*Problem requirements*: From the material below, list every line containing "drawn".

Stored items from a collection
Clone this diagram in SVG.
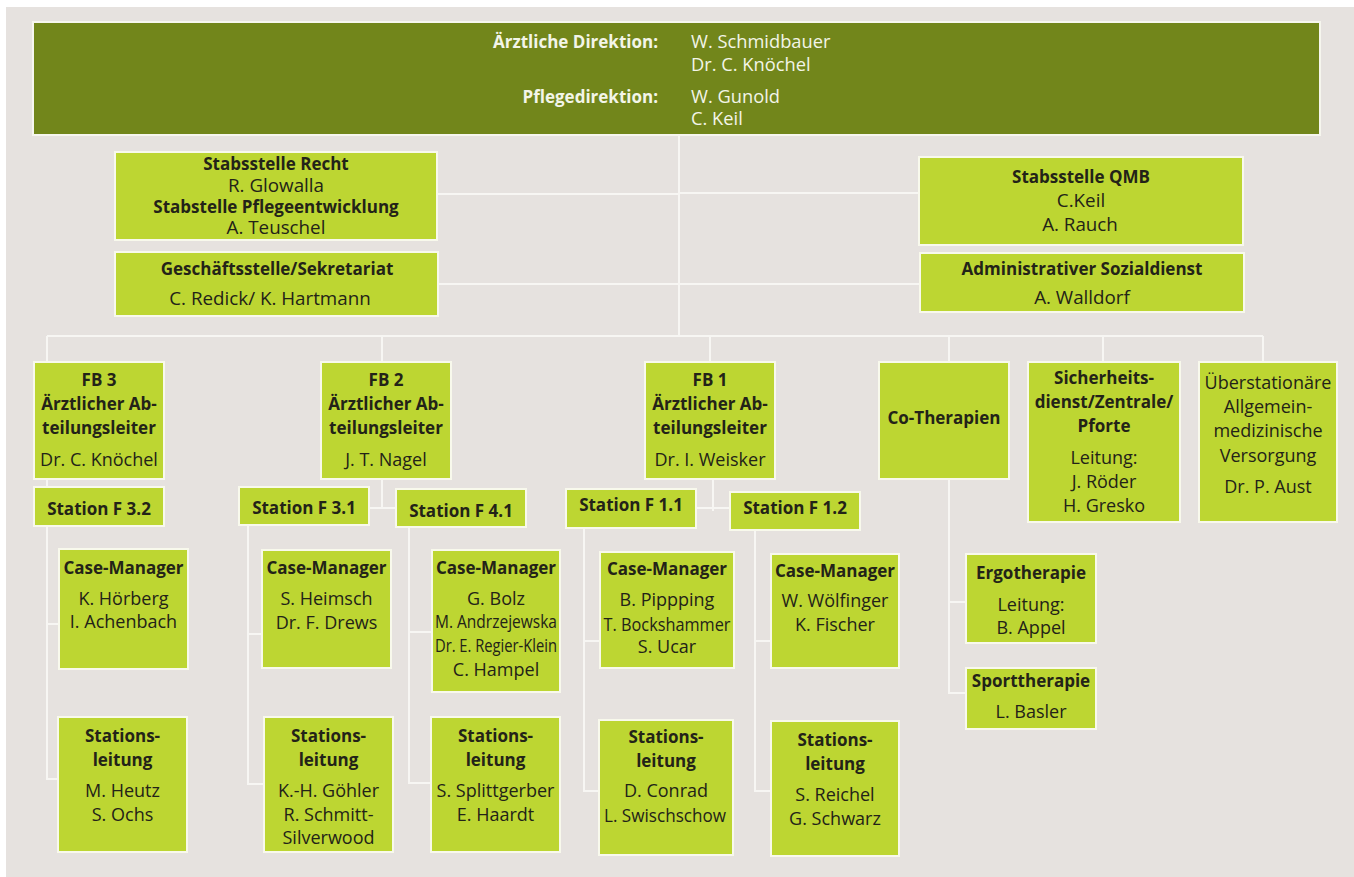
<svg xmlns="http://www.w3.org/2000/svg" width="1354" height="877" viewBox="0 0 1354 877">
<style>
.bg{fill:#e6e2df}
.top{fill:#72861b;stroke:#f6f6ee;stroke-width:2}
.box{fill:#bdd632;stroke:#f8f9ec;stroke-width:2}
.conn{stroke:#f7f6f3;stroke-width:2;fill:none}
text{font-family:"Open Sans","Noto Sans",sans-serif;font-size:18px;fill:#232318;text-anchor:middle}
.b{font-weight:700;font-size:17px}
.u{font-size:18.8px}
.w{fill:#f3f5e8;text-anchor:start;font-size:18.3px}
.we{fill:#f3f5e8;text-anchor:end;font-weight:700;font-size:17px}
</style>
<rect class="bg" x="6" y="7" width="1348" height="870"/>
<g id="connectors">
<path class="conn" d="M679,135V336M437,194H679M679,193H919M438,284H920"/>
<path class="conn" d="M47,336H1263M47,336V362M382,336V362M710,336V362M949,336V362M1103,336V362M1263,336V362"/>
<path class="conn" d="M47,479V487M47,526V779H58M47,624H59"/>
<path class="conn" d="M382,479V508M369,508H396"/>
<path class="conn" d="M248,525V784H264M248,634H262"/>
<path class="conn" d="M409,527V783H431M409,632H432"/>
<path class="conn" d="M713,479V511M696,508H730"/>
<path class="conn" d="M584,528V791H599M584,641H600"/>
<path class="conn" d="M755,530V791H771M755,641H771"/>
<path class="conn" d="M949,479V693H966M949,602H966"/>
</g>
<g id="direktion">
<rect class="top" x="33" y="22" width="1287" height="113"/>
<text class="we" x="658" y="48">Ärztliche Direktion:</text>
<text class="w" x="691" y="48">W. Schmidbauer</text>
<text class="w" x="691" y="71">Dr. C. Knöchel</text>
<text class="we" x="658" y="103">Pflegedirektion:</text>
<text class="w" x="691" y="103">W. Gunold</text>
<text class="w" x="691" y="125">C. Keil</text>
</g>
<g id="stabsstelle-recht">
<rect class="box" x="115" y="152" width="322" height="88"/>
<text class="b" x="276" y="170">Stabsstelle Recht</text>
<text class="u" x="276" y="192">R. Glowalla</text>
<text class="b" x="276" y="213">Stabstelle Pflegeentwicklung</text>
<text class="u" x="276" y="234">A. Teuschel</text>
</g>
<g id="geschaeftsstelle">
<rect class="box" x="115" y="252" width="323" height="64"/>
<text class="b" x="277" y="275">Geschäftsstelle/Sekretariat</text>
<text class="u" x="270" y="305">C. Redick/ K. Hartmann</text>
</g>
<g id="qmb">
<rect class="box" x="919" y="157" width="324" height="88"/>
<text class="b" x="1081" y="183">Stabsstelle QMB</text>
<text class="u" x="1081" y="207">C.Keil</text>
<text class="u" x="1080" y="231">A. Rauch</text>
</g>
<g id="sozialdienst">
<rect class="box" x="920" y="253" width="324" height="59"/>
<text class="b" x="1082" y="275">Administrativer Sozialdienst</text>
<text class="u" x="1082" y="304">A. Walldorf</text>
</g>
<g id="fb3">
<rect class="box" x="34" y="362" width="130" height="117"/>
<text class="b" x="99" y="386">FB 3</text>
<text class="b" x="99" y="410">Ärztlicher Ab-</text>
<text class="b" x="99" y="434">teilungsleiter</text>
<text x="99" y="466">Dr. C. Knöchel</text>
</g>
<g id="fb2">
<rect class="box" x="321" y="362" width="130" height="117"/>
<text class="b" x="386" y="386">FB 2</text>
<text class="b" x="386" y="410">Ärztlicher Ab-</text>
<text class="b" x="386" y="434">teilungsleiter</text>
<text x="386" y="466">J. T. Nagel</text>
</g>
<g id="fb1">
<rect class="box" x="645" y="362" width="130" height="117"/>
<text class="b" x="710" y="386">FB 1</text>
<text class="b" x="710" y="410">Ärztlicher Ab-</text>
<text class="b" x="710" y="434">teilungsleiter</text>
<text x="710" y="466">Dr. I. Weisker</text>
</g>
<g id="co-therapien">
<rect class="box" x="879" y="362" width="130" height="117"/>
<text class="b" x="944" y="424">Co-Therapien</text>
</g>
<g id="sicherheitsdienst">
<rect class="box" x="1028" y="362" width="152" height="160"/>
<text class="b" x="1104" y="384">Sicherheits-</text>
<text class="b" x="1104" y="408">dienst/Zentrale/</text>
<text class="b" x="1104" y="432">Pforte</text>
<text x="1104" y="464">Leitung:</text>
<text x="1104" y="488">J. Röder</text>
<text x="1104" y="512">H. Gresko</text>
</g>
<g id="ueberstationaer">
<rect class="box" x="1199" y="362" width="138" height="160"/>
<text x="1268" y="389">Überstationäre</text>
<text x="1268" y="413">Allgemein-</text>
<text x="1268" y="437">medizinische</text>
<text x="1268" y="462">Versorgung</text>
<text x="1268" y="493">Dr. P. Aust</text>
</g>
<g id="station-f32">
<rect class="box" x="34" y="487" width="130" height="39"/>
<text class="b" x="99" y="515">Station F 3.2</text>
</g>
<g id="station-f31">
<rect class="box" x="239" y="487" width="130" height="38"/>
<text class="b" x="304" y="514">Station F 3.1</text>
</g>
<g id="station-f41">
<rect class="box" x="396" y="489" width="130" height="38"/>
<text class="b" x="461" y="517">Station F 4.1</text>
</g>
<g id="station-f11">
<rect class="box" x="566" y="489" width="130" height="39"/>
<text class="b" x="631" y="511">Station F 1.1</text>
</g>
<g id="station-f12">
<rect class="box" x="730" y="492" width="130" height="38"/>
<text class="b" x="795" y="514">Station F 1.2</text>
</g>
<g id="cm-f32">
<rect class="box" x="59" y="549" width="129" height="120"/>
<text class="b" x="123.5" y="574">Case-Manager</text>
<text x="123.5" y="605">K. Hörberg</text>
<text x="123.5" y="628">I. Achenbach</text>
</g>
<g id="sl-f32">
<rect class="box" x="58" y="717" width="129" height="135"/>
<text class="b" x="122.5" y="742">Stations-</text>
<text class="b" x="122.5" y="766">leitung</text>
<text x="122.5" y="797">M. Heutz</text>
<text x="122.5" y="821">S. Ochs</text>
</g>
<g id="cm-f31">
<rect class="box" x="262" y="550" width="129" height="118"/>
<text class="b" x="326.5" y="574">Case-Manager</text>
<text x="326.5" y="605">S. Heimsch</text>
<text x="326.5" y="629">Dr. F. Drews</text>
</g>
<g id="sl-f31">
<rect class="box" x="264" y="717" width="129" height="135"/>
<text class="b" x="328.5" y="742">Stations-</text>
<text class="b" x="328.5" y="766">leitung</text>
<text x="328.5" y="797">K.-H. Göhler</text>
<text x="328.5" y="821">R. Schmitt-</text>
<text x="328.5" y="844">Silverwood</text>
</g>
<g id="cm-f41">
<rect class="box" x="432" y="550" width="128" height="142"/>
<text class="b" x="496" y="574">Case-Manager</text>
<text x="496" y="605">G. Bolz</text>
<text x="496" y="628" textLength="122" lengthAdjust="spacingAndGlyphs">M. Andrzejewska</text>
<text x="496" y="652" textLength="122" lengthAdjust="spacingAndGlyphs">Dr. E. Regier-Klein</text>
<text x="496" y="676">C. Hampel</text>
</g>
<g id="sl-f41">
<rect class="box" x="431" y="717" width="129" height="135"/>
<text class="b" x="495.5" y="742">Stations-</text>
<text class="b" x="495.5" y="766">leitung</text>
<text x="495.5" y="797">S. Splittgerber</text>
<text x="495.5" y="821">E. Haardt</text>
</g>
<g id="cm-f11">
<rect class="box" x="600" y="552" width="134" height="116"/>
<text class="b" x="667" y="575">Case-Manager</text>
<text x="667" y="606">B. Pippping</text>
<text x="667" y="631" textLength="127" lengthAdjust="spacingAndGlyphs">T. Bockshammer</text>
<text x="667" y="653">S. Ucar</text>
</g>
<g id="sl-f11">
<rect class="box" x="599" y="720" width="134" height="135"/>
<text class="b" x="666" y="743">Stations-</text>
<text class="b" x="666" y="767">leitung</text>
<text x="666" y="797">D. Conrad</text>
<text x="665" y="822" textLength="122" lengthAdjust="spacingAndGlyphs">L. Swischschow</text>
</g>
<g id="cm-f12">
<rect class="box" x="771" y="554" width="128" height="114"/>
<text class="b" x="835" y="577">Case-Manager</text>
<text x="835" y="607">W. Wölfinger</text>
<text x="835" y="631">K. Fischer</text>
</g>
<g id="sl-f12">
<rect class="box" x="771" y="721" width="128" height="135"/>
<text class="b" x="835" y="746">Stations-</text>
<text class="b" x="835" y="770">leitung</text>
<text x="835" y="801">S. Reichel</text>
<text x="835" y="825">G. Schwarz</text>
</g>
<g id="ergotherapie">
<rect class="box" x="966" y="554" width="130" height="89"/>
<text class="b" x="1031" y="579">Ergotherapie</text>
<text x="1031" y="611">Leitung:</text>
<text x="1031" y="634">B. Appel</text>
</g>
<g id="sporttherapie">
<rect class="box" x="966" y="668" width="130" height="61"/>
<text class="b" x="1031" y="687">Sporttherapie</text>
<text x="1031" y="718">L. Basler</text>
</g>
</svg>
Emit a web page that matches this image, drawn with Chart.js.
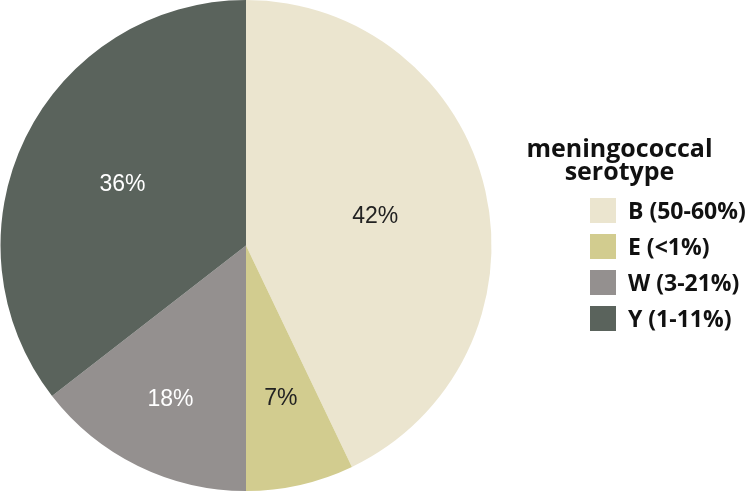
<!DOCTYPE html>
<html>
<head>
<meta charset="utf-8">
<script src="https://cdn.jsdelivr.net/npm/chart.js@4.4.0/dist/chart.umd.min.js"></script>
<style>
	html, body { margin: 0; padding: 0; background: #fff; }
	#wrap { position: relative; width: 749px; height: 491px; }
	#legend { position: absolute; left: 500px; top: 136px; width: 249px; font-family: "Open Sans", sans-serif; font-weight: bold; color: #111; }
	#legend .title { text-align: center; font-size: 25px; line-height: 23px; width: 239px; }
	#legend ul { list-style: none; margin: 10px 0 0 90px; padding: 0; }
	#legend li { display: flex; align-items: center; height: 36px; font-size: 23px; white-space: nowrap; }
	#legend li span.box { display: inline-block; width: 26px; height: 25px; margin-right: 12px; }
</style>
</head>
<body>
<div id="wrap">
	<canvas id="pie" width="749" height="491"></canvas>
	<div id="legend"></div>
</div>
<script>
const categories = ['B (50-60%)', 'E (<1%)', 'W (3-21%)', 'Y (1-11%)']
// slice sizes as drawn
const sliceValues = [42.9, 7.1, 14.5, 35.5]
// the percentages printed on the slices
const sliceLabels = ['42%', '7%', '18%', '36%']
const legendTitle = ['meningococcal', 'serotype']

const colors = ['#ebe5cf', '#d2cc8f', '#94908f', '#5a635c']
const labelColors = ['#222', '#222', '#fff', '#fff']
const labelRadius = [0.54, 0.64, 0.70, 0.56]

const sliceText = {
	id: 'sliceText',
	afterDatasetsDraw (chart) {
		const ctx = chart.ctx
		const meta = chart.getDatasetMeta(0)
		ctx.save()
		ctx.font = '23px "Liberation Sans", Arial, sans-serif'
		ctx.textAlign = 'center'
		ctx.textBaseline = 'middle'
		meta.data.forEach((arc, i) => {
			const p = arc.getProps(['x', 'y', 'startAngle', 'endAngle', 'outerRadius'], true)
			const mid = (p.startAngle + p.endAngle) / 2
			const r = p.outerRadius * labelRadius[i]
			ctx.fillStyle = labelColors[i]
			ctx.fillText(sliceLabels[i], p.x + Math.cos(mid) * r, p.y + Math.sin(mid) * r)
		})
		ctx.restore()
	}
}

new Chart(document.getElementById('pie'), {
	type: 'pie',
	data: {
		labels: categories,
		datasets: [{
			data: sliceValues,
			backgroundColor: colors,
			borderWidth: 0
		}]
	},
	options: {
		responsive: false,
		animation: false,
		layout: { padding: { left: 0, right: 257, top: 0, bottom: 0 } },
		plugins: {
			legend: { display: false },
			tooltip: { enabled: false }
		}
	},
	plugins: [sliceText]
})

const legend = document.getElementById('legend')
let html = '<div class="title">' + legendTitle.join('<br>') + '</div><ul>'
categories.forEach((c, i) => {
	html += '<li><span class="box" style="background:' + colors[i] + '"></span>' + c.replace('<', '&lt;') + '</li>'
})
legend.innerHTML = html + '</ul>'
</script>
</body>
</html>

*Result of this exercise*:
Emit a web page that matches this image, drawn with Chart.js.
// slice sizes as drawn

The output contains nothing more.